Assis à côté d'elle à table, je fus frappé de la dignité douloureuse de sa physionomie et de ses manières; elle avait cinquante ans; elle était dans un profond deuil qu'elle n'a jamais quitté; elle entamait et cessait tout-à-coup la conversation, comme retombant à chaque instant sous l'empire d'une pensée qu'elle s'efforçait de fuir. Une ou deux fois, ce que je lui dis parut l'atteindre et la tirer un moment d'elle-même ; elle me regarda, comme surprise de m'avoir écouté et prenant pourtant quelque intérêt à mes paroles. Nous nous séparâmes, moi avec un sentiment de sympathie pour sa personne et sa douleur, elle, avec quelque curiosité à mon sujet. Elle parla de moi à la duchesse de Broglie, et se montra bien aise de m'avoir rencontré.

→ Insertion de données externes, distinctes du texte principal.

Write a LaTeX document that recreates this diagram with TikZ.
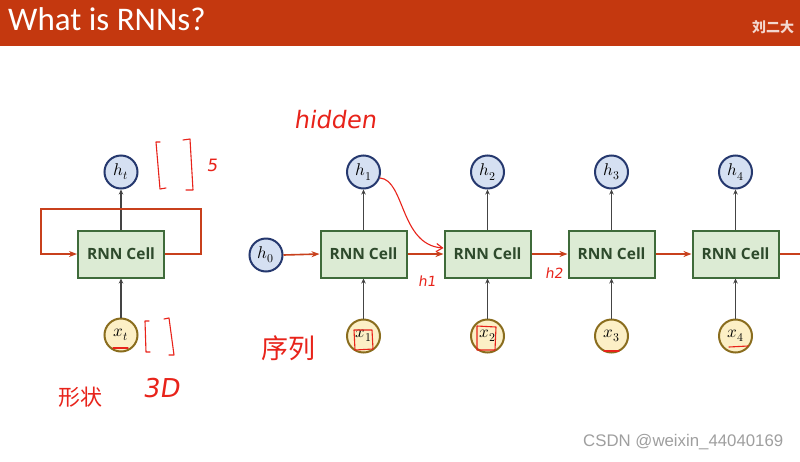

Mélanges biographiques et littéraires (1868), pp. 205-206
Quand elle eut pris la résolution de rester à Paris, la princesse de Lieven me témoigna le plaisir particulier qu'elle prenait à me voir et à s'entretenir avec moi. J'étais de plus en plus frappé de son esprit, élevé, naturel, libre en même temps que mesuré, de la vivacité de ses impressions qui ne troublait jamais la solidité de son jugement, et de la profondeur de sentiment qu'elle avait conservée au milieu d'une vie toute politique et mondaine.
Mélanges biographiques et littéraires (1868), pp. p. 209
C'est la profondeur des sentiments de Dorothée qui se révèle à Guizot en février 1837. Guizot exprime clairement, comment non seulement l'expérience commune de la mort d'un enfant va tisser des liens sincères entre Dorothée et lui, mais aussi la réaction de Dorothée à cet évènement dans sa vie.
Deux circonstances amenèrent notre relation à une vraie et sérieuse intimité : le 15 février 1837, je perdis mon fils François que, bien qu'il fût mon fils, je n'hésite pas à appeler le meilleur et le plus charmant jeune homme qu'un père ait pu posséder et perdre ; le lendemain 16 février, je reçus de la princesse de Lieven ce billet. [...] Je fus profondément touché de cette sympathie si franchement et si douloureusement exprimée.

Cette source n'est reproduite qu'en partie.